Short problem: Only the lines from the start of the data to the line containing "(7,7) -- (1273,7);", both included, should be output, exactly and without pictures.

Data extract:
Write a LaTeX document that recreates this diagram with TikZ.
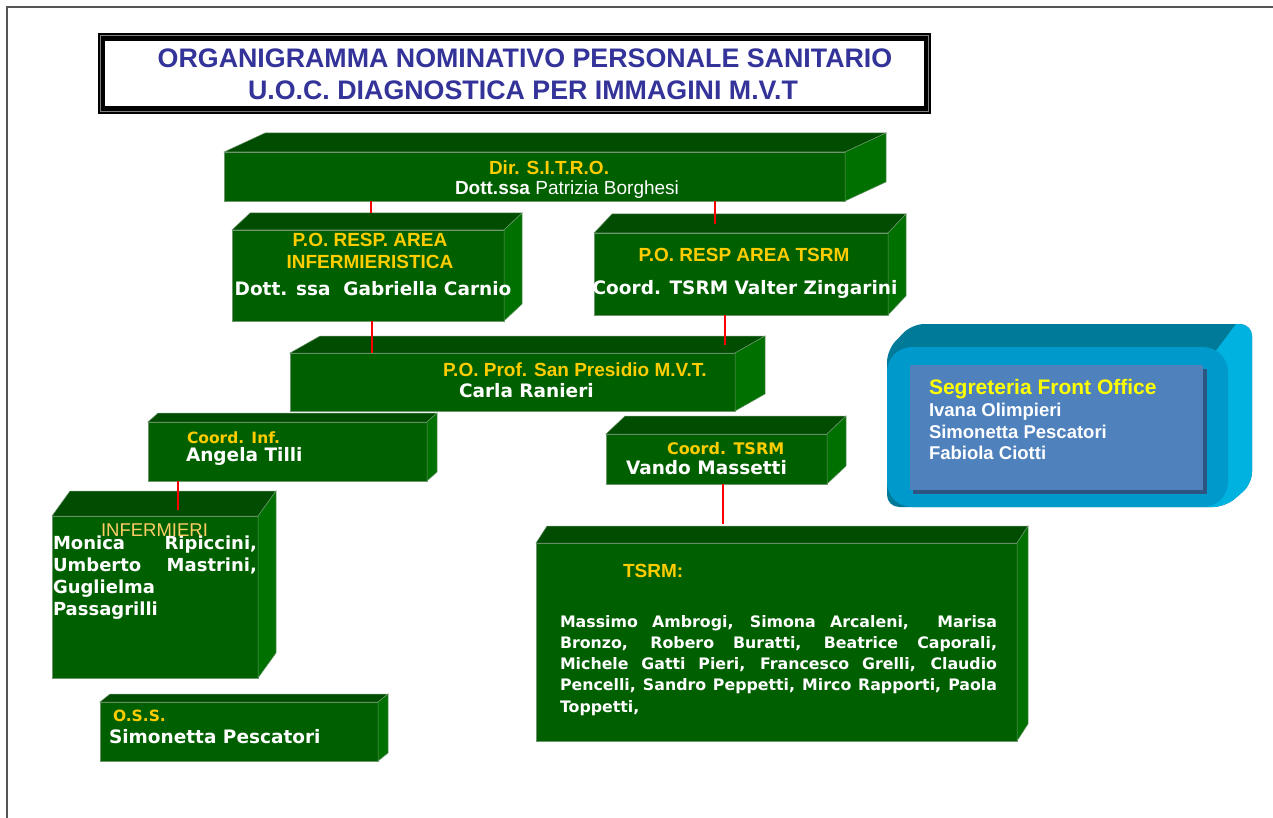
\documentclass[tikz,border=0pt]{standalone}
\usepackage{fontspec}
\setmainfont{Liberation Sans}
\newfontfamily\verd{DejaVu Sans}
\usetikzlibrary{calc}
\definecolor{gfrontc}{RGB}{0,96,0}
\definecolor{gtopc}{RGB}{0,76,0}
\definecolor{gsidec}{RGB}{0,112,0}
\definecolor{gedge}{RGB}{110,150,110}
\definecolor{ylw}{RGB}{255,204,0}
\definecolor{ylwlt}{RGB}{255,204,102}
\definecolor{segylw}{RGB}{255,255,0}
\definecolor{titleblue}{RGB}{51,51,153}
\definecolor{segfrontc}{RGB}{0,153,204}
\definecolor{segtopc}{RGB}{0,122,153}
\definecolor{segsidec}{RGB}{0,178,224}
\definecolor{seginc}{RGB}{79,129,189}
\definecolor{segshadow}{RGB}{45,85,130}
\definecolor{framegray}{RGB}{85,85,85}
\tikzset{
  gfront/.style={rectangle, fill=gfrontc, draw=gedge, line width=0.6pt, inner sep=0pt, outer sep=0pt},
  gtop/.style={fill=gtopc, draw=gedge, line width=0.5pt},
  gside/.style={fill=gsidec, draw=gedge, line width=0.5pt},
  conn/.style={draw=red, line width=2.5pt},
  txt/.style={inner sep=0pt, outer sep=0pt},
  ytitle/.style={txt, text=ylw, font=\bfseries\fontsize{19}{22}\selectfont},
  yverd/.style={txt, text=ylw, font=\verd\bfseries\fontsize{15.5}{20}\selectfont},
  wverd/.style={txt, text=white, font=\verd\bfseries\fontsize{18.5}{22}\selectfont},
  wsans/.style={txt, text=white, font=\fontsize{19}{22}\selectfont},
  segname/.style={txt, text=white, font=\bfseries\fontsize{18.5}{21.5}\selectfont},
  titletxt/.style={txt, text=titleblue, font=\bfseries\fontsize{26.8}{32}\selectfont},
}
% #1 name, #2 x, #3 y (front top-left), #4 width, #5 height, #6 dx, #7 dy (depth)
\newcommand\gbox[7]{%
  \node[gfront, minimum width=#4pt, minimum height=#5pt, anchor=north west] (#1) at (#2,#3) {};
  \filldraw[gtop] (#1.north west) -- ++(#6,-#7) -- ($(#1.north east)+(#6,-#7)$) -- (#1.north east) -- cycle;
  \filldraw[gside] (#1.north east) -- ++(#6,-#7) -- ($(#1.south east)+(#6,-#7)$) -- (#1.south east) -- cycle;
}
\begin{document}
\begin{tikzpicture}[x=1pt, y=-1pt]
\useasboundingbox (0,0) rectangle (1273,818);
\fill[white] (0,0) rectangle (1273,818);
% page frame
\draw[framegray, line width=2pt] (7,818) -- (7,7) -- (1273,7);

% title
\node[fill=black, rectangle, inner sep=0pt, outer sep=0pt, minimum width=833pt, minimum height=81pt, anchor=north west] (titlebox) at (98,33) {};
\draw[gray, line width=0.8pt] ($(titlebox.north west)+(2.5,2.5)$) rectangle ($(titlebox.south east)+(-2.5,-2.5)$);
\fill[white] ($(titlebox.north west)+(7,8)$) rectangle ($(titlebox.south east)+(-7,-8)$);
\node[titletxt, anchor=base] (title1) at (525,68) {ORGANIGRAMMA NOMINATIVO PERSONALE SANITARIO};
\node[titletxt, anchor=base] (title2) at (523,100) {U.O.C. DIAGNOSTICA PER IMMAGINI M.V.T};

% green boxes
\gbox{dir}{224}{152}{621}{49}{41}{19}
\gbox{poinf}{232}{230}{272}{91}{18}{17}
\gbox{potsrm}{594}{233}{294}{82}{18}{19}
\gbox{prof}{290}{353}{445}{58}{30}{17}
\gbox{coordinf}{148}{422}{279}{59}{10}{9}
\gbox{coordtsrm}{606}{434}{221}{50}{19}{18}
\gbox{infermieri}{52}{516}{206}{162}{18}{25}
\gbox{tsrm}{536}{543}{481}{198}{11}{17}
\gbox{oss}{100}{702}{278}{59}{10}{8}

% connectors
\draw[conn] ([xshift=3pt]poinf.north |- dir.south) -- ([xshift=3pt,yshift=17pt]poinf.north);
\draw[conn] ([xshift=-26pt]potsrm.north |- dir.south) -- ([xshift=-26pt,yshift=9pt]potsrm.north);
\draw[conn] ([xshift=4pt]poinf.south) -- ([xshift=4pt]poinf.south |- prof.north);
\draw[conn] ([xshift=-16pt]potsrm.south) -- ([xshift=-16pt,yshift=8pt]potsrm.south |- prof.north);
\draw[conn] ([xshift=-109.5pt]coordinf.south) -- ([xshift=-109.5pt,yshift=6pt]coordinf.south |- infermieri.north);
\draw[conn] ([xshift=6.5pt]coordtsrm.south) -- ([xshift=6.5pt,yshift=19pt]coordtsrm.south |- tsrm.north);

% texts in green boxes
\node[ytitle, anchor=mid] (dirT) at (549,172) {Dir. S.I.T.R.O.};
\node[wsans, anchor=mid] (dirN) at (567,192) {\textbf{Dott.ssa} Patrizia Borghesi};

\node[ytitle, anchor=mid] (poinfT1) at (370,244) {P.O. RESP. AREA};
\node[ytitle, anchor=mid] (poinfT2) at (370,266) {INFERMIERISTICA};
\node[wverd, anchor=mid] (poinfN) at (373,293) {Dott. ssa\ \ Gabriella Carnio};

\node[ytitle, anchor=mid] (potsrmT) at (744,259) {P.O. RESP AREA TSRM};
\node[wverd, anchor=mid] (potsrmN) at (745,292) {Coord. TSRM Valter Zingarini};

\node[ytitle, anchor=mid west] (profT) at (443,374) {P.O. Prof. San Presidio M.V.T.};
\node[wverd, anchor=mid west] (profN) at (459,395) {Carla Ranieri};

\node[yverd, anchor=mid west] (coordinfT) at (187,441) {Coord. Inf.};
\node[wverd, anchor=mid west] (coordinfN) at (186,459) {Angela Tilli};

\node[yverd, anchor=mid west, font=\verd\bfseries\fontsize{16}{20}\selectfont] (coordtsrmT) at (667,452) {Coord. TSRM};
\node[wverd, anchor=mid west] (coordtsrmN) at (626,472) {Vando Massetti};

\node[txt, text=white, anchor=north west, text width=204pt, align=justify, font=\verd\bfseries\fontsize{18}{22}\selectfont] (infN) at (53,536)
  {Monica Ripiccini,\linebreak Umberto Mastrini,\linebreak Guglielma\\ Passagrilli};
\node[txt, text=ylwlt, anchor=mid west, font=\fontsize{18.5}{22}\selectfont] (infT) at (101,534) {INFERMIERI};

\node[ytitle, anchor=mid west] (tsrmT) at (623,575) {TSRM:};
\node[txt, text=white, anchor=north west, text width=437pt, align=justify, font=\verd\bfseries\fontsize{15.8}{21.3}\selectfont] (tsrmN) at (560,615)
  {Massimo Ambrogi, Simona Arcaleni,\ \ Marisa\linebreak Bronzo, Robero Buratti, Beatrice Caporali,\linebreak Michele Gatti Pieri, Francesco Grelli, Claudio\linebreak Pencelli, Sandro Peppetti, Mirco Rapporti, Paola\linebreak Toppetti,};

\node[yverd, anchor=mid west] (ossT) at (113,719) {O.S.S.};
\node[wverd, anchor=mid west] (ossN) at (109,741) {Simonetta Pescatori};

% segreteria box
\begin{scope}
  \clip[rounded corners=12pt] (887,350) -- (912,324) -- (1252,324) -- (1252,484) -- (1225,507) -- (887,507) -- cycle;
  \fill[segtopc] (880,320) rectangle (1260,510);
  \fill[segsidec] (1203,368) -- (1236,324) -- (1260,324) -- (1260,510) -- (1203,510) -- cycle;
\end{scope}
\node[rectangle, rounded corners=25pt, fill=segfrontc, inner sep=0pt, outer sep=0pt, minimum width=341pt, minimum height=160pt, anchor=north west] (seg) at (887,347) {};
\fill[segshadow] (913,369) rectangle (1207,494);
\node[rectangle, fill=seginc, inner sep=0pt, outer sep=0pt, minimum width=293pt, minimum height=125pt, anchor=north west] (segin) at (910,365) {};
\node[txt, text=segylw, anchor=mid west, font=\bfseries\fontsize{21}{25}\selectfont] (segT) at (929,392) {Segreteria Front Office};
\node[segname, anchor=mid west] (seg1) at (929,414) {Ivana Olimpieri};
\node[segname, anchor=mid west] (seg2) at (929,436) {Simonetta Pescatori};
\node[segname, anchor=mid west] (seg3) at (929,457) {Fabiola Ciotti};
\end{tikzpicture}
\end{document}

Completed task:
Write a LaTeX document that recreates this diagram with TikZ.
\documentclass[tikz,border=0pt]{standalone}
\usepackage{fontspec}
\setmainfont{Liberation Sans}
\newfontfamily\verd{DejaVu Sans}
\usetikzlibrary{calc}
\definecolor{gfrontc}{RGB}{0,96,0}
\definecolor{gtopc}{RGB}{0,76,0}
\definecolor{gsidec}{RGB}{0,112,0}
\definecolor{gedge}{RGB}{110,150,110}
\definecolor{ylw}{RGB}{255,204,0}
\definecolor{ylwlt}{RGB}{255,204,102}
\definecolor{segylw}{RGB}{255,255,0}
\definecolor{titleblue}{RGB}{51,51,153}
\definecolor{segfrontc}{RGB}{0,153,204}
\definecolor{segtopc}{RGB}{0,122,153}
\definecolor{segsidec}{RGB}{0,178,224}
\definecolor{seginc}{RGB}{79,129,189}
\definecolor{segshadow}{RGB}{45,85,130}
\definecolor{framegray}{RGB}{85,85,85}
\tikzset{
  gfront/.style={rectangle, fill=gfrontc, draw=gedge, line width=0.6pt, inner sep=0pt, outer sep=0pt},
  gtop/.style={fill=gtopc, draw=gedge, line width=0.5pt},
  gside/.style={fill=gsidec, draw=gedge, line width=0.5pt},
  conn/.style={draw=red, line width=2.5pt},
  txt/.style={inner sep=0pt, outer sep=0pt},
  ytitle/.style={txt, text=ylw, font=\bfseries\fontsize{19}{22}\selectfont},
  yverd/.style={txt, text=ylw, font=\verd\bfseries\fontsize{15.5}{20}\selectfont},
  wverd/.style={txt, text=white, font=\verd\bfseries\fontsize{18.5}{22}\selectfont},
  wsans/.style={txt, text=white, font=\fontsize{19}{22}\selectfont},
  segname/.style={txt, text=white, font=\bfseries\fontsize{18.5}{21.5}\selectfont},
  titletxt/.style={txt, text=titleblue, font=\bfseries\fontsize{26.8}{32}\selectfont},
}
% #1 name, #2 x, #3 y (front top-left), #4 width, #5 height, #6 dx, #7 dy (depth)
\newcommand\gbox[7]{%
  \node[gfront, minimum width=#4pt, minimum height=#5pt, anchor=north west] (#1) at (#2,#3) {};
  \filldraw[gtop] (#1.north west) -- ++(#6,-#7) -- ($(#1.north east)+(#6,-#7)$) -- (#1.north east) -- cycle;
  \filldraw[gside] (#1.north east) -- ++(#6,-#7) -- ($(#1.south east)+(#6,-#7)$) -- (#1.south east) -- cycle;
}
\begin{document}
\begin{tikzpicture}[x=1pt, y=-1pt]
\useasboundingbox (0,0) rectangle (1273,818);
\fill[white] (0,0) rectangle (1273,818);
% page frame
\draw[framegray, line width=2pt] (7,818) -- (7,7) -- (1273,7);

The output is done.